## The task
Report how many lines below contain the word "matplotlib", and give only that number.

## Provided material
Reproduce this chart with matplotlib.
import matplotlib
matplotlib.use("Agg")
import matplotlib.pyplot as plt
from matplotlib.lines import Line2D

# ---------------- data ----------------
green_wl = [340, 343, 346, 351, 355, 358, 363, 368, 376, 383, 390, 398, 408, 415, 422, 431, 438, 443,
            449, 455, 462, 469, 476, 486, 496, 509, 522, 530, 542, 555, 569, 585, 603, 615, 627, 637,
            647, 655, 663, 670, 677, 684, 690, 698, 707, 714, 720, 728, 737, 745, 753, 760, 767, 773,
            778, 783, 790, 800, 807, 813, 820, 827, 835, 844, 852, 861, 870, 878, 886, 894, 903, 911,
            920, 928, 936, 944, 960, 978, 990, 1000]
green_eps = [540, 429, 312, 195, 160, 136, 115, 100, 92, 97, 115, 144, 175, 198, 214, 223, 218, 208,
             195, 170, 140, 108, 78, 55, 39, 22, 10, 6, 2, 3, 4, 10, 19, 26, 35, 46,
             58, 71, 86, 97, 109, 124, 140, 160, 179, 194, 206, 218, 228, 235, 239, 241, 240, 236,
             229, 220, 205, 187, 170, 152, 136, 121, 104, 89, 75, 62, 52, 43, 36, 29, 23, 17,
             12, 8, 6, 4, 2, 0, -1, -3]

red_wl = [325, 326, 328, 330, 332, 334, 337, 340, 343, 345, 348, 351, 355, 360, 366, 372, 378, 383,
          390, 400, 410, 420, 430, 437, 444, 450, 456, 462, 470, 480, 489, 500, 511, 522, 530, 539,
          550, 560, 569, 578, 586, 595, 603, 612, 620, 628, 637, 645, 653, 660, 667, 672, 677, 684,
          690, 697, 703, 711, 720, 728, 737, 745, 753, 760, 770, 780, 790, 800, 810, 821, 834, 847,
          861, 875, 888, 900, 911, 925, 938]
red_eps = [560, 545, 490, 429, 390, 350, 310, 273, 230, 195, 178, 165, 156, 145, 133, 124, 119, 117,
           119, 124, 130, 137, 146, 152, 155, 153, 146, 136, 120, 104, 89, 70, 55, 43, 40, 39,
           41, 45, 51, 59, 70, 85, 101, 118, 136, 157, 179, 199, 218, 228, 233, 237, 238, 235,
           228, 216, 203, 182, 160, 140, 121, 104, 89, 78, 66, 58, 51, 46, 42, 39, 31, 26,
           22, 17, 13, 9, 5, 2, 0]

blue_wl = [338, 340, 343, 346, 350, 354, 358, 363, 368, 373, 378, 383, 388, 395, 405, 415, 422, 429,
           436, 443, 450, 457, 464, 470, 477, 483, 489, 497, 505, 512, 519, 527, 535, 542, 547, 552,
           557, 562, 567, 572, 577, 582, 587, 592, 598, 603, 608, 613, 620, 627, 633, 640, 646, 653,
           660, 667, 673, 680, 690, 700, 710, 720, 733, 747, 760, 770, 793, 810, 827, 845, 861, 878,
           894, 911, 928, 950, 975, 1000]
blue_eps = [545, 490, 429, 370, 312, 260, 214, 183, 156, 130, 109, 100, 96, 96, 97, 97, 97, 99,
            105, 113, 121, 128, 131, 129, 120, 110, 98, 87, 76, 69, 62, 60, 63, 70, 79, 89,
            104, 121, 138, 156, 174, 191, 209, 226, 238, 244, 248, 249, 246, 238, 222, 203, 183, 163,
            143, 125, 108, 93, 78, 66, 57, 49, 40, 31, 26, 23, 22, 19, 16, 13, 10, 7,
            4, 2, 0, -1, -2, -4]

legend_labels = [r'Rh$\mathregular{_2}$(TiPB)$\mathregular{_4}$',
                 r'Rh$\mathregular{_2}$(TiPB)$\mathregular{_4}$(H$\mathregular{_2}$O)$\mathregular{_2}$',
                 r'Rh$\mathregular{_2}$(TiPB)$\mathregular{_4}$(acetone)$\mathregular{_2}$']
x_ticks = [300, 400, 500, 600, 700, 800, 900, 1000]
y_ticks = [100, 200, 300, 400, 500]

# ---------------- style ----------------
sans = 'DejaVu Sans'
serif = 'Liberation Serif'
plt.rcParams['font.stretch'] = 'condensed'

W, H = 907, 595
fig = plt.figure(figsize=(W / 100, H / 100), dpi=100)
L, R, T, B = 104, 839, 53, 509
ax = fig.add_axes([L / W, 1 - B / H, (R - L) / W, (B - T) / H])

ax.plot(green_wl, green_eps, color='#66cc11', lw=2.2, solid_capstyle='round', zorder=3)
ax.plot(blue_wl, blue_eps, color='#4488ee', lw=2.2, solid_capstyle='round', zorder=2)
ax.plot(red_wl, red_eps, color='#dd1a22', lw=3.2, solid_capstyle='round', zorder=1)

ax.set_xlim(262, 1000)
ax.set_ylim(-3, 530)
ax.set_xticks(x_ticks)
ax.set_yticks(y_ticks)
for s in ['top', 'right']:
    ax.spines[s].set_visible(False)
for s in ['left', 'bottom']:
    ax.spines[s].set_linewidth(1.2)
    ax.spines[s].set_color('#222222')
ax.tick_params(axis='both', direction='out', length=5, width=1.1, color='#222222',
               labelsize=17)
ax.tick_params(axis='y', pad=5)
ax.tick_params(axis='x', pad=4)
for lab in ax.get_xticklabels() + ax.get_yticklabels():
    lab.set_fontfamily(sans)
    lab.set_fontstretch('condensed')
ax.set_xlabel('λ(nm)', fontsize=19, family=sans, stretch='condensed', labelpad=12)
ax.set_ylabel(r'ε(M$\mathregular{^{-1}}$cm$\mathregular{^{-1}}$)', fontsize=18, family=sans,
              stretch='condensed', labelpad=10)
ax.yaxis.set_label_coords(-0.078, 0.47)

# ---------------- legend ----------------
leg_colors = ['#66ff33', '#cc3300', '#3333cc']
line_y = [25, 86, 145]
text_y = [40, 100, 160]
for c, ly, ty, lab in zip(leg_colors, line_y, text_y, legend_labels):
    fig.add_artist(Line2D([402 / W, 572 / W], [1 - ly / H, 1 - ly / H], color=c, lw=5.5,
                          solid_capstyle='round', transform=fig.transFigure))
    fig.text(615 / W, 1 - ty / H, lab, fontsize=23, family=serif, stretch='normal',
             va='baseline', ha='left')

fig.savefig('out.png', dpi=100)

## Task solution
5